- EXERCISE TASK
All of the data should be output character for character, except the pictures.

— START —

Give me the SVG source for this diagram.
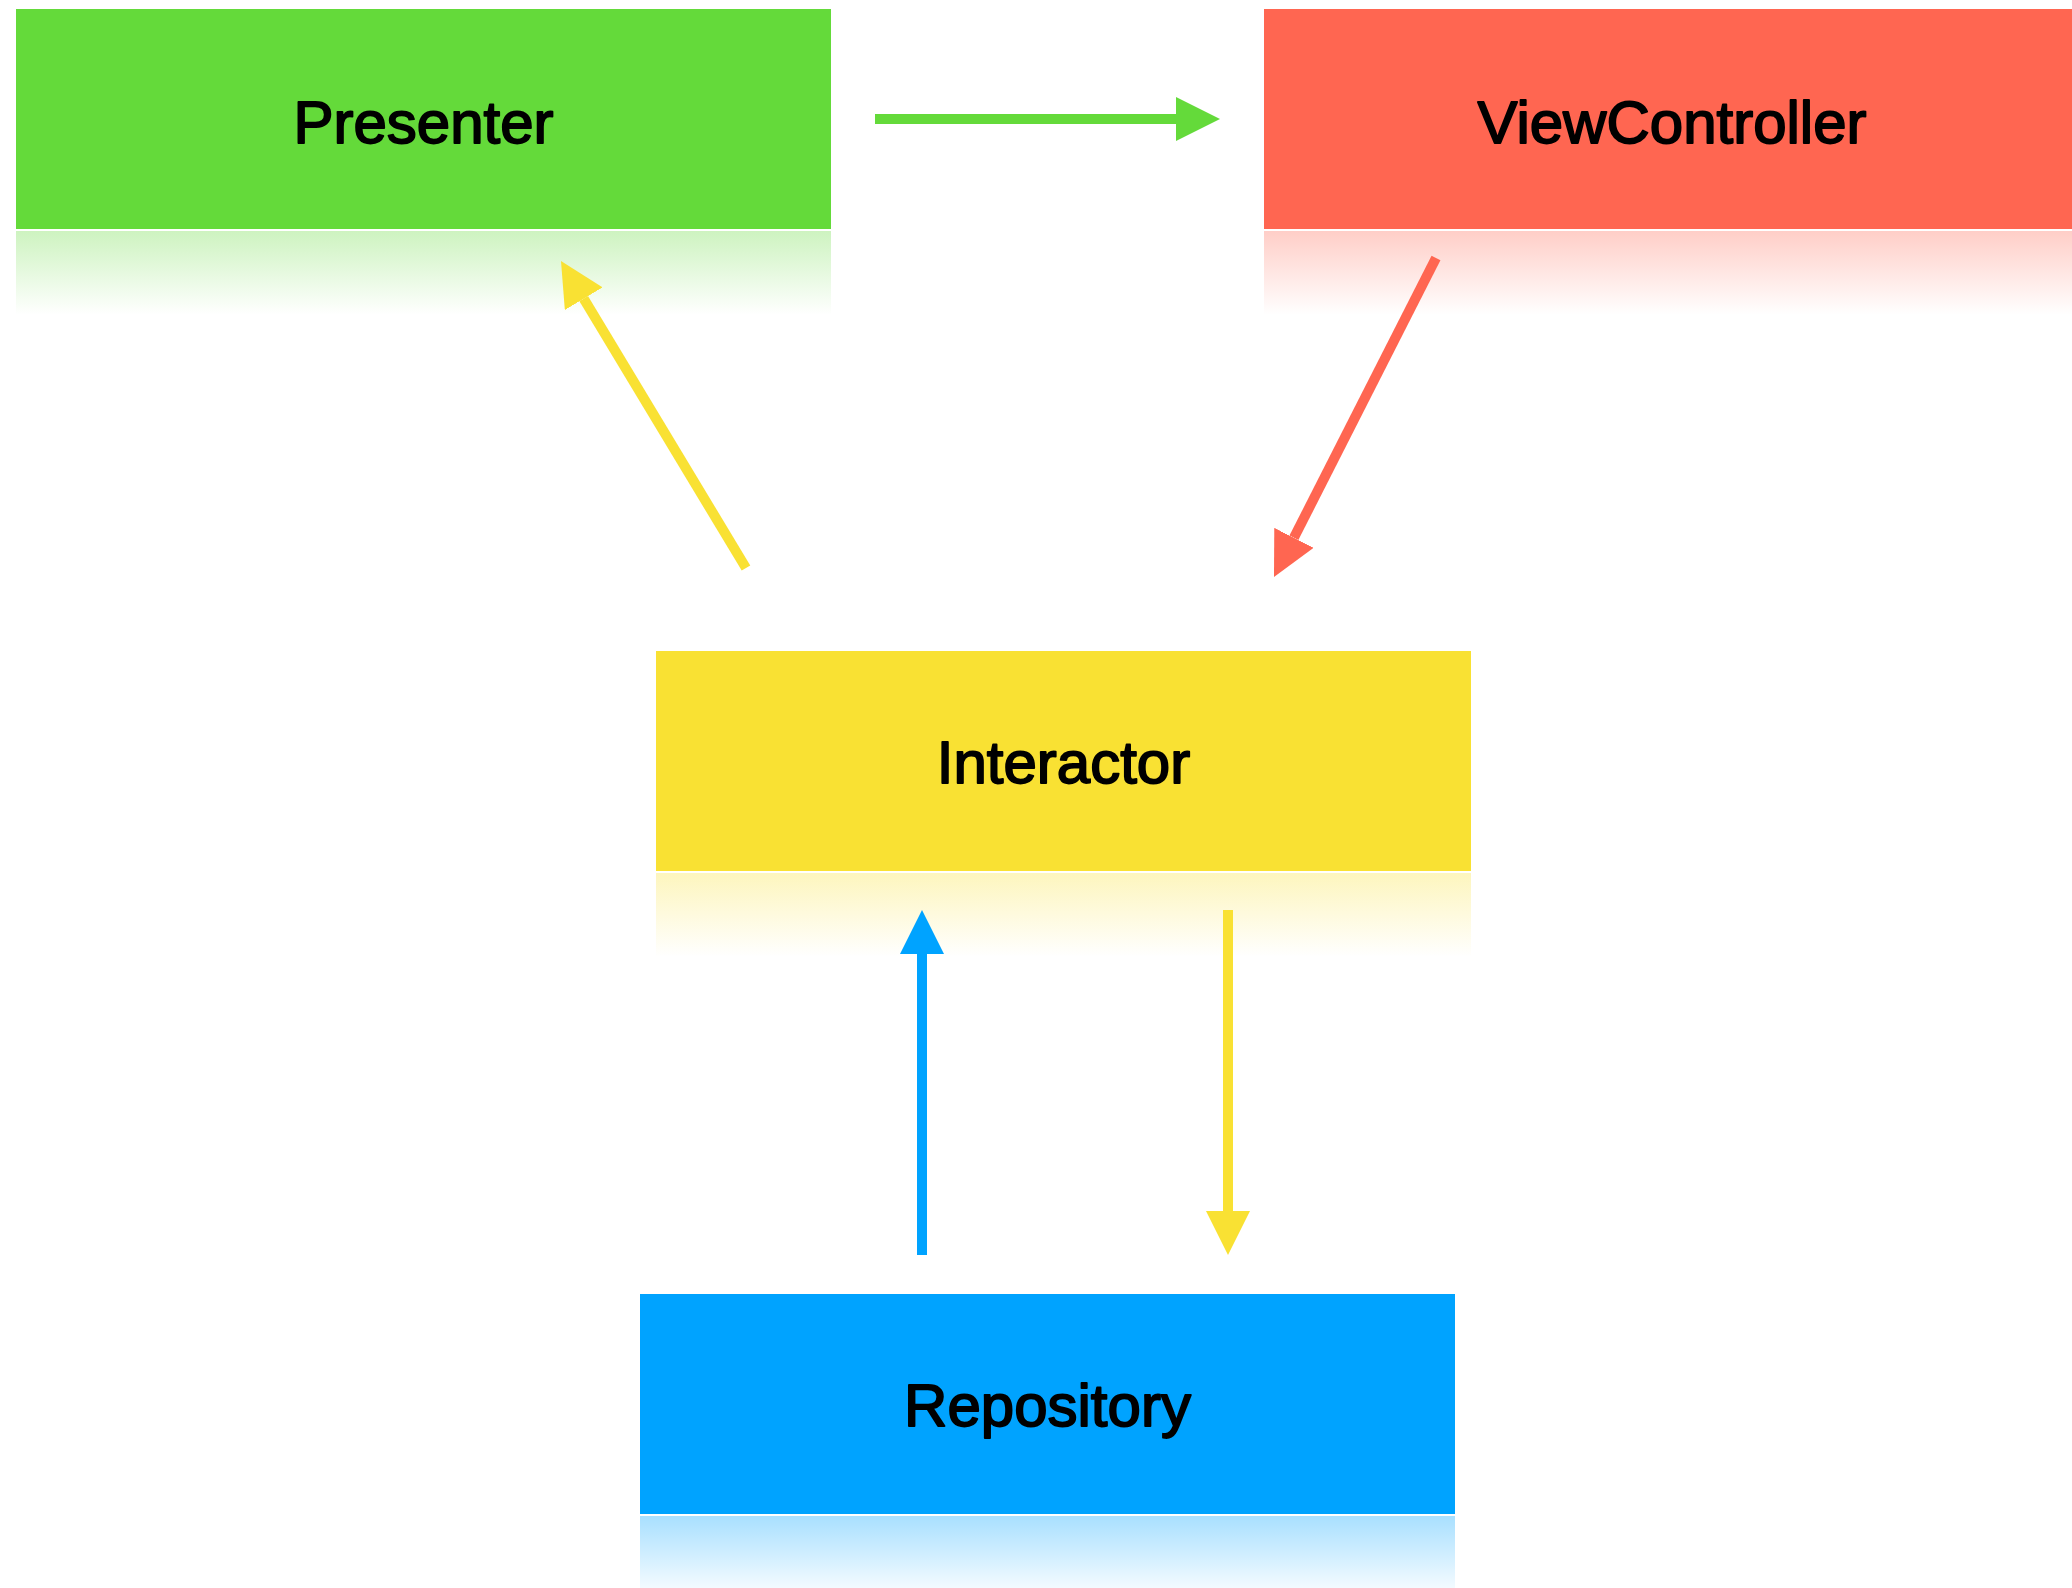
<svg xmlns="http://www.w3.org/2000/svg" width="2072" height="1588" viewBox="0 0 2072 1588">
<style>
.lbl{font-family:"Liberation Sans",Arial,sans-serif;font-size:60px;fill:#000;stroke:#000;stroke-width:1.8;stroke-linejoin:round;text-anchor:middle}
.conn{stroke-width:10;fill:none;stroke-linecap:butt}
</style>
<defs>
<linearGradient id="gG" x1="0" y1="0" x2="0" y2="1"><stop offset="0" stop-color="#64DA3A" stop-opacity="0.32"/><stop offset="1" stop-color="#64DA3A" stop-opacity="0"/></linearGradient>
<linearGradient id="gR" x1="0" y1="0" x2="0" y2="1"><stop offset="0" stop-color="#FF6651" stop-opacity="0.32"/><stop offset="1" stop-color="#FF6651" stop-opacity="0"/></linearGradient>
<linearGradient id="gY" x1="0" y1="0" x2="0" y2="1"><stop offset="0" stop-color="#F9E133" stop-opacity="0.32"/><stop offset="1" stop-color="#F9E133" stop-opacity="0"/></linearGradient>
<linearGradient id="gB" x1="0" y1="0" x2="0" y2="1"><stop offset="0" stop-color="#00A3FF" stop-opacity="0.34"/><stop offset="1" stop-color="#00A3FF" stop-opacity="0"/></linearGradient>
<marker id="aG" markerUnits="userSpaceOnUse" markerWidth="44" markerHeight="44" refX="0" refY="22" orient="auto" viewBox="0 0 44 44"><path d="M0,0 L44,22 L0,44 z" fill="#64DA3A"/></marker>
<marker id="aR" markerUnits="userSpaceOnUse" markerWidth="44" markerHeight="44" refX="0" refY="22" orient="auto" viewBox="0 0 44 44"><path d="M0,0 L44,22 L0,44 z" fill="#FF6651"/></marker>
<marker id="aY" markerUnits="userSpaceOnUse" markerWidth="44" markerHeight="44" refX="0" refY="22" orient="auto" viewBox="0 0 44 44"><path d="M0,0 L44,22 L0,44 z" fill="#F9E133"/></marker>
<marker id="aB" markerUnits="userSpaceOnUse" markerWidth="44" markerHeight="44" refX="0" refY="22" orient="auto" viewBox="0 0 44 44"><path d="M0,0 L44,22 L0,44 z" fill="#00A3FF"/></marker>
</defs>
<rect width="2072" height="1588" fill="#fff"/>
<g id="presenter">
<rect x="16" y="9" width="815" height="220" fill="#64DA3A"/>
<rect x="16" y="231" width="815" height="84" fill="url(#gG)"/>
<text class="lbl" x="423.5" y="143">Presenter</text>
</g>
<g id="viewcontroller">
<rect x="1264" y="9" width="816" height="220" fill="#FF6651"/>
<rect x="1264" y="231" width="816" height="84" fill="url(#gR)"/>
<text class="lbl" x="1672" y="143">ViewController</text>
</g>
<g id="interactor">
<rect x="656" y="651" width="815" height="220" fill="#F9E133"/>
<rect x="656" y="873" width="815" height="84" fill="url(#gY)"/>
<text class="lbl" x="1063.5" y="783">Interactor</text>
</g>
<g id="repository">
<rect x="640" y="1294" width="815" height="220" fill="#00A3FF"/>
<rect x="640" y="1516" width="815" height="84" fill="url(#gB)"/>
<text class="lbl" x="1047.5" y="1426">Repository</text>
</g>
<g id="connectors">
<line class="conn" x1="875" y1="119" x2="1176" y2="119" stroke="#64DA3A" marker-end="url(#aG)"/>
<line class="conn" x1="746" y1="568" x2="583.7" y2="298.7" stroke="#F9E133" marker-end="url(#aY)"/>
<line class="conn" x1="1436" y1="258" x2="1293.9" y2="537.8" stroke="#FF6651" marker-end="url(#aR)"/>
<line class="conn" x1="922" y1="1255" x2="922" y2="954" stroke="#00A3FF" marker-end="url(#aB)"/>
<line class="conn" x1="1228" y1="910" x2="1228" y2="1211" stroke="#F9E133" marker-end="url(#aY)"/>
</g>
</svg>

— END —

- FINISHED EXERCISE
Give me the SVG source for this diagram.
<svg xmlns="http://www.w3.org/2000/svg" width="2072" height="1588" viewBox="0 0 2072 1588">
<style>
.lbl{font-family:"Liberation Sans",Arial,sans-serif;font-size:60px;fill:#000;stroke:#000;stroke-width:1.8;stroke-linejoin:round;text-anchor:middle}
.conn{stroke-width:10;fill:none;stroke-linecap:butt}
</style>
<defs>
<linearGradient id="gG" x1="0" y1="0" x2="0" y2="1"><stop offset="0" stop-color="#64DA3A" stop-opacity="0.32"/><stop offset="1" stop-color="#64DA3A" stop-opacity="0"/></linearGradient>
<linearGradient id="gR" x1="0" y1="0" x2="0" y2="1"><stop offset="0" stop-color="#FF6651" stop-opacity="0.32"/><stop offset="1" stop-color="#FF6651" stop-opacity="0"/></linearGradient>
<linearGradient id="gY" x1="0" y1="0" x2="0" y2="1"><stop offset="0" stop-color="#F9E133" stop-opacity="0.32"/><stop offset="1" stop-color="#F9E133" stop-opacity="0"/></linearGradient>
<linearGradient id="gB" x1="0" y1="0" x2="0" y2="1"><stop offset="0" stop-color="#00A3FF" stop-opacity="0.34"/><stop offset="1" stop-color="#00A3FF" stop-opacity="0"/></linearGradient>
<marker id="aG" markerUnits="userSpaceOnUse" markerWidth="44" markerHeight="44" refX="0" refY="22" orient="auto" viewBox="0 0 44 44"><path d="M0,0 L44,22 L0,44 z" fill="#64DA3A"/></marker>
<marker id="aR" markerUnits="userSpaceOnUse" markerWidth="44" markerHeight="44" refX="0" refY="22" orient="auto" viewBox="0 0 44 44"><path d="M0,0 L44,22 L0,44 z" fill="#FF6651"/></marker>
<marker id="aY" markerUnits="userSpaceOnUse" markerWidth="44" markerHeight="44" refX="0" refY="22" orient="auto" viewBox="0 0 44 44"><path d="M0,0 L44,22 L0,44 z" fill="#F9E133"/></marker>
<marker id="aB" markerUnits="userSpaceOnUse" markerWidth="44" markerHeight="44" refX="0" refY="22" orient="auto" viewBox="0 0 44 44"><path d="M0,0 L44,22 L0,44 z" fill="#00A3FF"/></marker>
</defs>
<rect width="2072" height="1588" fill="#fff"/>
<g id="presenter">
<rect x="16" y="9" width="815" height="220" fill="#64DA3A"/>
<rect x="16" y="231" width="815" height="84" fill="url(#gG)"/>
<text class="lbl" x="423.5" y="143">Presenter</text>
</g>
<g id="viewcontroller">
<rect x="1264" y="9" width="816" height="220" fill="#FF6651"/>
<rect x="1264" y="231" width="816" height="84" fill="url(#gR)"/>
<text class="lbl" x="1672" y="143">ViewController</text>
</g>
<g id="interactor">
<rect x="656" y="651" width="815" height="220" fill="#F9E133"/>
<rect x="656" y="873" width="815" height="84" fill="url(#gY)"/>
<text class="lbl" x="1063.5" y="783">Interactor</text>
</g>
<g id="repository">
<rect x="640" y="1294" width="815" height="220" fill="#00A3FF"/>
<rect x="640" y="1516" width="815" height="84" fill="url(#gB)"/>
<text class="lbl" x="1047.5" y="1426">Repository</text>
</g>
<g id="connectors">
<line class="conn" x1="875" y1="119" x2="1176" y2="119" stroke="#64DA3A" marker-end="url(#aG)"/>
<line class="conn" x1="746" y1="568" x2="583.7" y2="298.7" stroke="#F9E133" marker-end="url(#aY)"/>
<line class="conn" x1="1436" y1="258" x2="1293.9" y2="537.8" stroke="#FF6651" marker-end="url(#aR)"/>
<line class="conn" x1="922" y1="1255" x2="922" y2="954" stroke="#00A3FF" marker-end="url(#aB)"/>
<line class="conn" x1="1228" y1="910" x2="1228" y2="1211" stroke="#F9E133" marker-end="url(#aY)"/>
</g>
</svg>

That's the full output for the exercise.